CPU usage measurment on arm bare metal system

Question 1

The question almost answers itself. What is your bare metal application doing when it is not in that process/algorithm? Measure one or the other or both. If you have a bare metal application that is not completely consuming the cpu in this algorithm, then you already have an operating system to the extent that you are managing this application/function's time. You can use a number of methods from a simple counter in a loop relative to a timer to see how many counts per loop when the algorithm is getting time slices vs not. You can simply time the algorithm itself, etc.

I assume when you say CPU you mean the whole system as your performance is heavily dependent both on your code and what it is talking to. If running from flash on a cortex-m4 depending on the clock rate you may be burning processor cycles just waiting for instructions or data (and can very easily get the wrong notion of processor performance for an algorithm when it isnt the algorithm burning clocks). The caches mask/manipulate that performance and can easily greatly affect the performance if you are not careful and aware of what they are doing. Being a C++ question your compiler plays a large role in performance as well as your code of course, can very easily make the code run several times faster or slower with minimal changes to the command line or code.
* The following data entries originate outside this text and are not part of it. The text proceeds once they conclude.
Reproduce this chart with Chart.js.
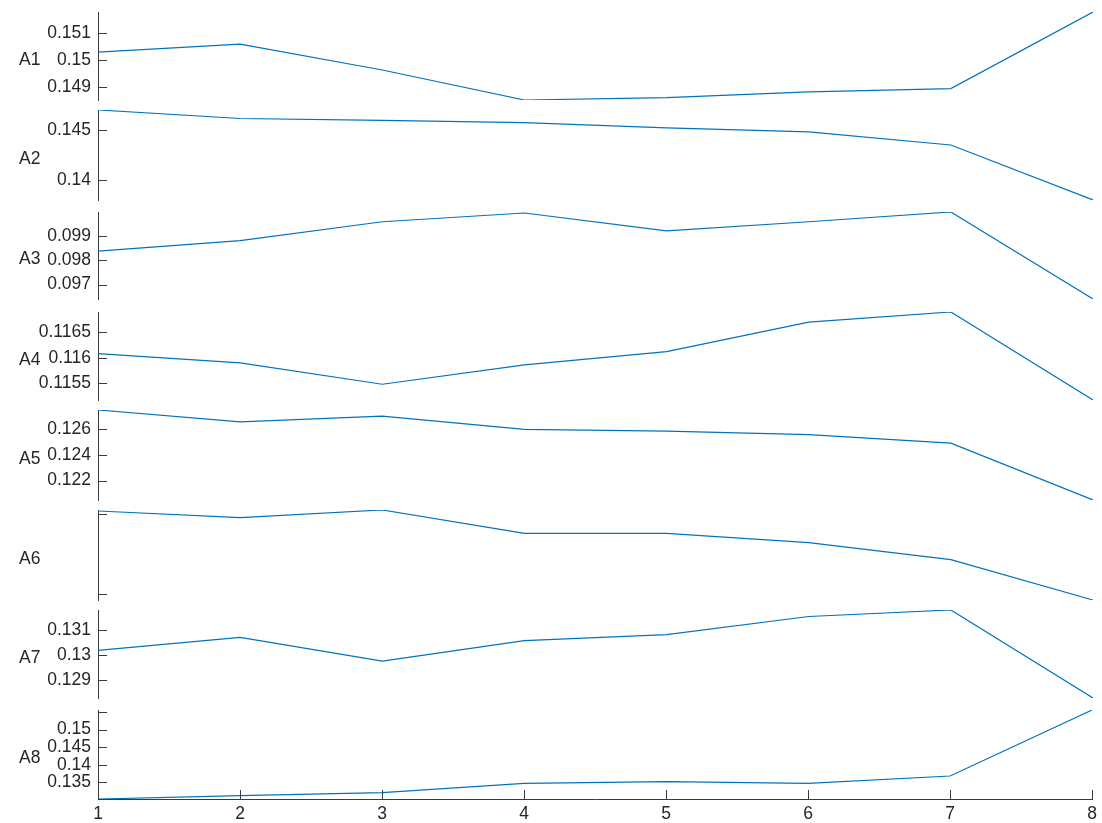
<!DOCTYPE html>
<html>
<head>
<meta charset="utf-8">
<script src="https://cdn.jsdelivr.net/npm/chart.js@4.4.1/dist/chart.umd.min.js"></script>
<style>
  html, body { margin: 0; padding: 0; background: #ffffff; }
  #wrap { position: relative; width: 1102px; height: 823px; overflow: hidden; background: #ffffff; }
  #wrap canvas { position: absolute; left: 0; }
</style>
</head>
<body>
<div id="wrap"></div>
<script>
// ---------------- data ----------------
const xValues = [1, 2, 3, 4, 5, 6, 7, 8];
const xTickLabels = ['1', '2', '3', '4', '5', '6', '7', '8'];

const seriesNames = ['A1', 'A2', 'A3', 'A4', 'A5', 'A6', 'A7', 'A8'];

const A1 = [0.15029, 0.15058, 0.14963, 0.14853, 0.14862, 0.14883, 0.14895, 0.15176];
const A2 = [0.14705, 0.14619, 0.14601, 0.14578, 0.14524, 0.14484, 0.14352, 0.13797];
const A3 = [0.09837, 0.09880, 0.09957, 0.09993, 0.09920, 0.09957, 0.09997, 0.09641];
const A4 = [0.11608, 0.11590, 0.11548, 0.11586, 0.11612, 0.11670, 0.11690, 0.11517];
const A5 = [0.12752, 0.12659, 0.12704, 0.12601, 0.12586, 0.12560, 0.12493, 0.12048];
const A6 = [0.12730, 0.12663, 0.12740, 0.12507, 0.12507, 0.12413, 0.12243, 0.11840];
const A7 = [0.13018, 0.13070, 0.12975, 0.13057, 0.13081, 0.13153, 0.13179, 0.12828];
const A8 = [0.13025, 0.13119, 0.13204, 0.13472, 0.13517, 0.13472, 0.13679, 0.15557];

const ticksA1 = [0.149, 0.150, 0.151];           const tickLabelsA1 = ['0.149', '0.15', '0.151'];
const ticksA2 = [0.140, 0.145];                  const tickLabelsA2 = ['0.14', '0.145'];
const ticksA3 = [0.097, 0.098, 0.099];           const tickLabelsA3 = ['0.097', '0.098', '0.099'];
const ticksA4 = [0.1155, 0.116, 0.1165];         const tickLabelsA4 = ['0.1155', '0.116', '0.1165'];
const ticksA5 = [0.122, 0.124, 0.126];           const tickLabelsA5 = ['0.122', '0.124', '0.126'];
const ticksA6 = [0.119, 0.127];                  const tickLabelsA6 = ['', ''];
const ticksA7 = [0.129, 0.130, 0.131];           const tickLabelsA7 = ['0.129', '0.13', '0.131'];
const ticksA8 = [0.135, 0.140, 0.145, 0.150, 0.155]; const tickLabelsA8 = ['0.135', '0.14', '0.145', '0.15', ''];

// ---------------- layout / style ----------------
const allSeries = [A1, A2, A3, A4, A5, A6, A7, A8];
const allTicks = [ticksA1, ticksA2, ticksA3, ticksA4, ticksA5, ticksA6, ticksA7, ticksA8];
const allTickLabels = [tickLabelsA1, tickLabelsA2, tickLabelsA3, tickLabelsA4, tickLabelsA5, tickLabelsA6, tickLabelsA7, tickLabelsA8];

const panelTop    = [12, 110, 212, 312, 410, 510, 610, 710];
const panelBottom = [100, 200, 299, 400, 500, 600, 698, 799];
const PLOT_LEFT = 98, PLOT_RIGHT = 1093, W = 1102, H = 823, PAD = 20, TICK_LEN = 9;
const FONT = { family: "'Liberation Sans', Arial, Helvetica, sans-serif", size: 17.5 };
const TEXT_COLOR = '#262626';
const AXIS_COLOR = '#3a3a3a';
const LINE_COLOR = '#0072BD';

const innerTicks = {
  id: 'innerTicks',
  afterDraw(chart, args, opts) {
    const ctx = chart.ctx;
    const area = chart.chartArea;
    ctx.save();
    ctx.strokeStyle = AXIS_COLOR;
    ctx.lineWidth = 1;
    ctx.beginPath();
    const ys = chart.scales.y;
    ys.ticks.forEach(t => {
      const py = Math.round(ys.getPixelForValue(t.value)) + 0.5;
      ctx.moveTo(area.left, py);
      ctx.lineTo(area.left + TICK_LEN, py);
    });
    if (opts.showX) {
      const xs = chart.scales.x;
      xs.ticks.forEach(t => {
        const px = Math.round(xs.getPixelForValue(t.value)) + 0.5;
        ctx.moveTo(px, area.bottom);
        ctx.lineTo(px, area.bottom - TICK_LEN);
      });
    }
    ctx.stroke();
    // variable name label
    ctx.fillStyle = TEXT_COLOR;
    ctx.font = FONT.size + 'px ' + FONT.family;
    ctx.textAlign = 'left';
    ctx.textBaseline = 'middle';
    ctx.fillText(opts.name, 19, (area.top + area.bottom) / 2 + 4);
    ctx.restore();
  }
};

const wrap = document.getElementById('wrap');

allSeries.forEach((series, i) => {
  const isLast = i === allSeries.length - 1;
  const top = panelTop[i] - PAD;
  const height = isLast ? (H - top) : (panelBottom[i] - panelTop[i] + 2 * PAD);
  const canvas = document.createElement('canvas');
  canvas.width = W;
  canvas.height = height;
  canvas.style.top = top + 'px';
  canvas.style.width = W + 'px';
  canvas.style.height = height + 'px';
  wrap.appendChild(canvas);

  const tickVals = allTicks[i];
  const tickLbls = allTickLabels[i];

  new Chart(canvas, {
    type: 'line',
    data: {
      datasets: [{
        label: seriesNames[i],
        data: xValues.map((x, j) => ({ x: x, y: series[j] })),
        borderColor: LINE_COLOR,
        borderWidth: 1.2,
        pointRadius: 0,
        tension: 0,
        fill: false
      }]
    },
    options: {
      responsive: false,
      animation: false,
      devicePixelRatio: 1,
      layout: { padding: { left: 0, right: W - PLOT_RIGHT, top: PAD, bottom: isLast ? 0 : PAD } },
      plugins: {
        legend: { display: false },
        tooltip: { enabled: false },
        innerTicks: { name: seriesNames[i], showX: isLast }
      },
      scales: {
        x: {
          type: 'linear',
          min: xValues[0],
          max: xValues[xValues.length - 1],
          display: isLast,
          grid: { display: true, drawOnChartArea: false, drawTicks: false },
          border: { display: true, color: AXIS_COLOR, width: 1 },
          ticks: {
            padding: 5,
            color: TEXT_COLOR,
            font: FONT,
            maxRotation: 0,
            autoSkip: false,
            callback: (v) => { const k = xValues.indexOf(v); return k >= 0 ? xTickLabels[k] : ''; }
          },
          afterBuildTicks: (s) => { s.ticks = xValues.map(v => ({ value: v })); },
          afterFit: (s) => { if (isLast) s.height = H - panelBottom[i]; }
        },
        y: {
          type: 'linear',
          min: Math.min(...series),
          max: Math.max(...series),
          grid: { display: true, drawOnChartArea: false, drawTicks: false },
          border: { display: true, color: AXIS_COLOR, width: 1 },
          ticks: {
            padding: 7,
            color: TEXT_COLOR,
            font: FONT,
            autoSkip: false,
            callback: (v) => {
              const k = tickVals.findIndex(t => Math.abs(t - v) < 1e-9);
              return k >= 0 ? tickLbls[k] : '';
            }
          },
          afterBuildTicks: (s) => { s.ticks = tickVals.map(v => ({ value: v })); },
          afterFit: (s) => { s.width = PLOT_LEFT; s.paddingTop = 0; s.paddingBottom = 0; }
        }
      }
    },
    plugins: [innerTicks]
  });
});
</script>
</body>
</html>
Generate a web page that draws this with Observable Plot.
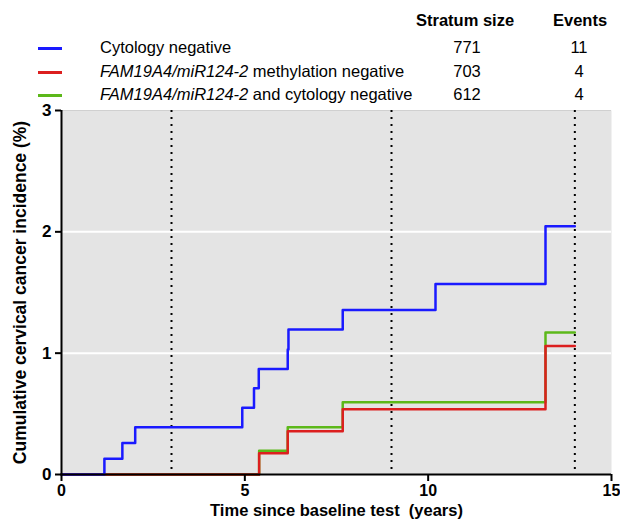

If the algorithm is part of an isr then the processor goes to sleep otherwise, you can use the gpio pin and scope techinique to get a feel for the running vs sleeping ratio.

Question 2

Implementing an OS to measure idle time of a CPU seems a bit overengineered for me. From my knowledge the Cortex-M4 includes a Debug unit (DWT) that allows you to snapshot a cycle counter. But the easiest thing would be to hook a pin to an oscilloscope and toggle it on enter and on exit of your algorithm.

Question 3

First, of all implementing an operating system will not be practical or even possible for the purpose of only measuring the performance.So one possible approach is to keep a count variable which will record the number of tick occurred till that duration. And increment that variable in a interrupt of the Timer.